■ Problem statement ■
Leave out the pictures and set down exactly the lines from the start of the listing through the one with "0.459, 0.416, 0.364, 0.300, 0.221, 0.123, 0.065, 0.0]", both included.

■ Data excerpt ■
====
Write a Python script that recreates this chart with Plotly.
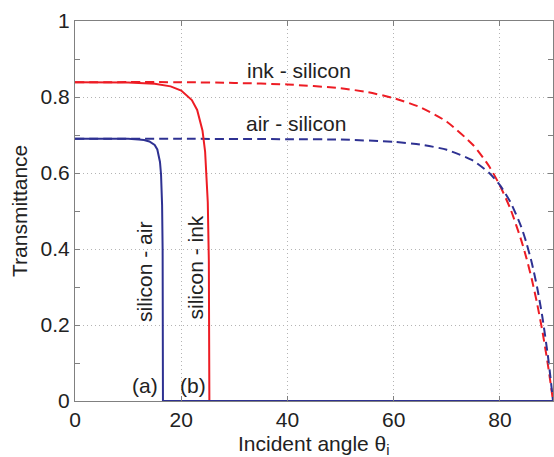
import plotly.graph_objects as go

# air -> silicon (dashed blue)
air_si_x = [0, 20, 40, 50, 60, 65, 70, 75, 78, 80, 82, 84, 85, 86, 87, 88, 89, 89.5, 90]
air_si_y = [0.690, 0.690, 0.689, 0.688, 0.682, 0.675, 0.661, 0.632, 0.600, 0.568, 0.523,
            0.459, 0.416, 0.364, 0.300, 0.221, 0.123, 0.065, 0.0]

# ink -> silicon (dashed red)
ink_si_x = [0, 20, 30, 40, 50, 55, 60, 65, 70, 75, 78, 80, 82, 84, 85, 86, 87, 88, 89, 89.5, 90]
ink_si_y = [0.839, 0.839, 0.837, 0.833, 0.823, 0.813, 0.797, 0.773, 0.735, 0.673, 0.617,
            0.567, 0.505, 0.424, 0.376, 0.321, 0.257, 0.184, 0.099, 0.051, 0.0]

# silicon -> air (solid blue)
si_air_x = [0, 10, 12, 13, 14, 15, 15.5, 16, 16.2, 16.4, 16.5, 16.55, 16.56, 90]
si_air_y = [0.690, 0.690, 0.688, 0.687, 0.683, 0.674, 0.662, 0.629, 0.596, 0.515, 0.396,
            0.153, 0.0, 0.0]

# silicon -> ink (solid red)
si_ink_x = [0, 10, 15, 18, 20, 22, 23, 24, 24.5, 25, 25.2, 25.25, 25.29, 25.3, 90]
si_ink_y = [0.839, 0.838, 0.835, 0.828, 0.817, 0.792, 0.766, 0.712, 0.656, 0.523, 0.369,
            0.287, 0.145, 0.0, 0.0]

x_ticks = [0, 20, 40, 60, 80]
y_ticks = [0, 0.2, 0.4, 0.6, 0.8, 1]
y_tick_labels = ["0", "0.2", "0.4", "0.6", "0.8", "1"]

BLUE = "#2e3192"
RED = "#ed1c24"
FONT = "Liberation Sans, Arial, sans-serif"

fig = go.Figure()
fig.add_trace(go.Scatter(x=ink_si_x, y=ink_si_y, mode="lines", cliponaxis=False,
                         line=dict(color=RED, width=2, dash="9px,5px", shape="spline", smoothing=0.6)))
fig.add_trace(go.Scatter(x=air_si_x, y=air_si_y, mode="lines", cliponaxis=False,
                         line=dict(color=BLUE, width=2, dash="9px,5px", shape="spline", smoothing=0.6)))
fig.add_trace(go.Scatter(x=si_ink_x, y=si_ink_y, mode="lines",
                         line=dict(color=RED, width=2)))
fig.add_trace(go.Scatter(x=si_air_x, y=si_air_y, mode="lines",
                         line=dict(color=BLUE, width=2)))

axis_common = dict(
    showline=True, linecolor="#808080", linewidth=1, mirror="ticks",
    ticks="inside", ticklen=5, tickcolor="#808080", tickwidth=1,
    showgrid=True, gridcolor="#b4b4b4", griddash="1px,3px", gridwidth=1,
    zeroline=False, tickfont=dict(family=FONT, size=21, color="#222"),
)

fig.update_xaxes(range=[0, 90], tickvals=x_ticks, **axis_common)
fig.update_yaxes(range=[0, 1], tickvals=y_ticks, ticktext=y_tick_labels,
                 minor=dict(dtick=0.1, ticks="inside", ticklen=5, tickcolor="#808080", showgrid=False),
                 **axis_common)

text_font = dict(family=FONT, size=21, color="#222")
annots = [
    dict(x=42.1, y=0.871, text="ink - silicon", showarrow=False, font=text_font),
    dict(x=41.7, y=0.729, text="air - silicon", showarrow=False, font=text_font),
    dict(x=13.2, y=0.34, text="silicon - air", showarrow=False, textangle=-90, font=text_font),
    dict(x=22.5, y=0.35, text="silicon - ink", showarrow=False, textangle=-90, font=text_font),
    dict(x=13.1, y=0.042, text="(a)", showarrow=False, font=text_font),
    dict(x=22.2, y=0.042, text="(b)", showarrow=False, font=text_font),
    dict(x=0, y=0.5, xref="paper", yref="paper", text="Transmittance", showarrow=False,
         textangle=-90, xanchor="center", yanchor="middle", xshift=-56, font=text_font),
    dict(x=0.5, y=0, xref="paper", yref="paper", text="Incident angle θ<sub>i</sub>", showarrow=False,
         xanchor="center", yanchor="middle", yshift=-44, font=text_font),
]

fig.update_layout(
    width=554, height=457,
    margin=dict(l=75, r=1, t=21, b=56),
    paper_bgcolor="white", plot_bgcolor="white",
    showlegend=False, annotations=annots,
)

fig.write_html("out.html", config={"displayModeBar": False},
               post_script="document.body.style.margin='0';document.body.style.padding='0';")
====
■ Correct result ■
Write a Python script that recreates this chart with Plotly.
import plotly.graph_objects as go

# air -> silicon (dashed blue)
air_si_x = [0, 20, 40, 50, 60, 65, 70, 75, 78, 80, 82, 84, 85, 86, 87, 88, 89, 89.5, 90]
air_si_y = [0.690, 0.690, 0.689, 0.688, 0.682, 0.675, 0.661, 0.632, 0.600, 0.568, 0.523,
            0.459, 0.416, 0.364, 0.300, 0.221, 0.123, 0.065, 0.0]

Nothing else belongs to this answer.